| Stated goal |
Nothing after the line with "YAxis, LabelList, Label" belongs in the copy; extract the lines below from the top through that line, pictures left out.

| Data lines |
********************

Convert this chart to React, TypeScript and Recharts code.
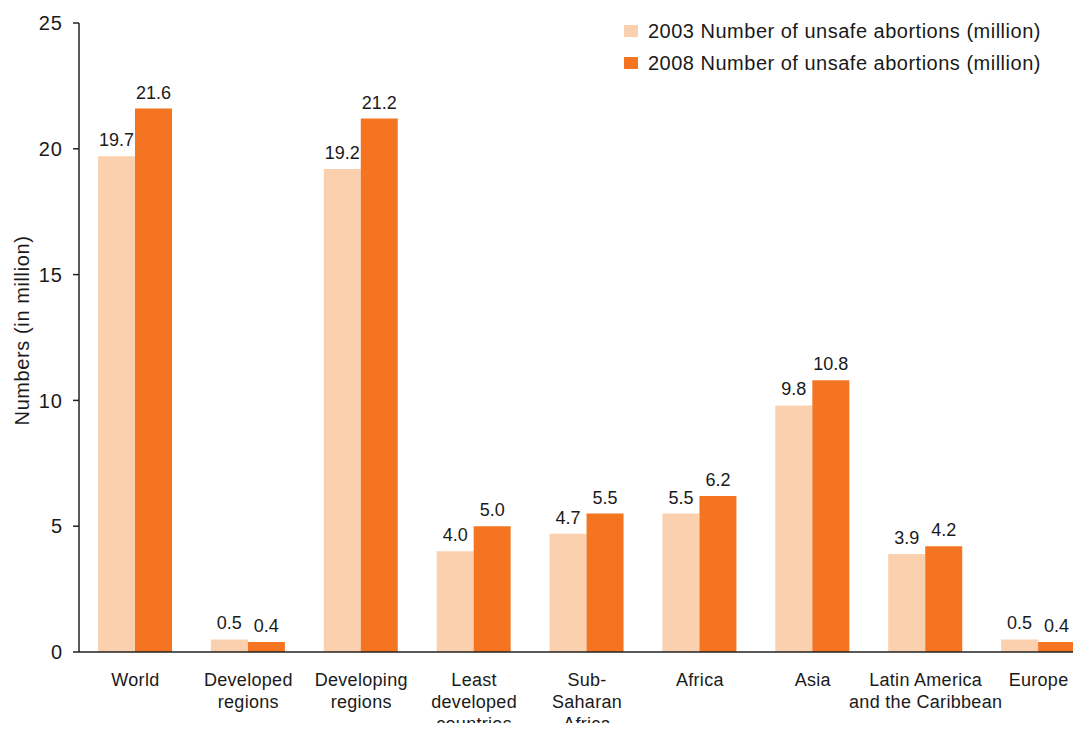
import { BarChart, Bar, XAxis, YAxis, LabelList, Label } from 'recharts'

const regions = [
  'World',
  'Developed\nregions',
  'Developing\nregions',
  'Least\ndeveloped\ncountries',
  'Sub-\nSaharan\nAfrica',
  'Africa',
  'Asia',
  'Latin America\nand the Caribbean',
  'Europe',
]
const unsafe2003 = [19.7, 0.5, 19.2, 4.0, 4.7, 5.5, 9.8, 3.9, 0.5]
const unsafe2008 = [21.6, 0.4, 21.2, 5.0, 5.5, 6.2, 10.8, 4.2, 0.4]
const yTicks = [0, 5, 10, 15, 20, 25]

const series = [
  { key: 'y2003', name: '2003 Number of unsafe abortions (million)', color: '#FBD0AF' },
  { key: 'y2008', name: '2008 Number of unsafe abortions (million)', color: '#F47421' },
]

const data = regions.map((region, i) => ({
  region,
  y2003: unsafe2003[i],
  y2008: unsafe2008[i],
}))

const font = '"Liberation Sans", Arial, sans-serif'
const ink = '#1a1a1a'

function RegionTick(props: any) {
  const { x, y, payload } = props
  const lines = String(payload.value).split('\n')
  return (
    <text x={x} y={y + 26} textAnchor="middle" fontSize={18} letterSpacing={0.3} fill={ink} fontFamily={font}>
      {lines.map((line, i) => (
        <tspan key={i} x={x} dy={i === 0 ? 0 : 22}>
          {line}
        </tspan>
      ))}
    </text>
  )
}

function AxisTitle(props: any) {
  const { viewBox } = props
  const cx = viewBox.x + 22
  const cy = viewBox.y + viewBox.height / 2 - 7
  return (
    <text
      x={cx}
      y={cy}
      transform={`rotate(-90, ${cx}, ${cy})`}
      textAnchor="middle"
      dominantBaseline="central"
      fontSize={20}
      letterSpacing={0.6}
      fill={ink}
      fontFamily={font}
    >
      Numbers (in million)
    </text>
  )
}

// legend drawn as an overlay so it doesn't eat into the plot area
function LegendBox() {
  return (
    <div
      style={{
        position: 'absolute',
        top: 15,
        left: 624,
        fontFamily: font,
        fontSize: 20,
        letterSpacing: 0.5,
        color: ink,
      }}
    >
      {series.map((s) => (
        <div key={s.key} style={{ display: 'flex', alignItems: 'center', height: 32 }}>
          <span style={{ width: 14, height: 12, background: s.color, marginRight: 10 }} />
          {s.name}
        </div>
      ))}
    </div>
  )
}

export default function App() {
  return (
    <div
      style={{ position: 'relative', margin: -8, width: 1081, height: 731, overflow: 'hidden', background: '#fff' }}
    >
      <BarChart
        width={1100}
        height={731}
        data={data}
        margin={{ top: 23, right: 5, bottom: 0, left: 0 }}
        barCategoryGap={19}
        barGap={0}
      >
        <XAxis
          dataKey="region"
          interval={0}
          height={79}
          tickLine={false}
          axisLine={{ stroke: '#222', strokeWidth: 1.5 }}
          tick={<RegionTick />}
        />
        <YAxis
          domain={[0, 25]}
          ticks={yTicks}
          width={79}
          tickSize={6}
          tickMargin={10}
          axisLine={{ stroke: '#222', strokeWidth: 1.5 }}
          tickLine={{ stroke: '#222', strokeWidth: 1.5 }}
          tick={{ fontSize: 20, letterSpacing: 1, fill: ink, fontFamily: font }}
        >
          <Label content={<AxisTitle />} />
        </YAxis>
        {series.map((s) => (
          <Bar key={s.key} dataKey={s.key} name={s.name} fill={s.color} isAnimationActive={false}>
            <LabelList
              dataKey={s.key}
              position="top"
              offset={10}
              formatter={(v: any) => Number(v).toFixed(1)}
              style={{ fontSize: 18, fill: ink, fontFamily: font }}
            />
          </Bar>
        ))}
      </BarChart>
      <LegendBox />
    </div>
  )
}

********************

| Complete output |
Convert this chart to React, TypeScript and Recharts code.
import { BarChart, Bar, XAxis, YAxis, LabelList, Label } from 'recharts'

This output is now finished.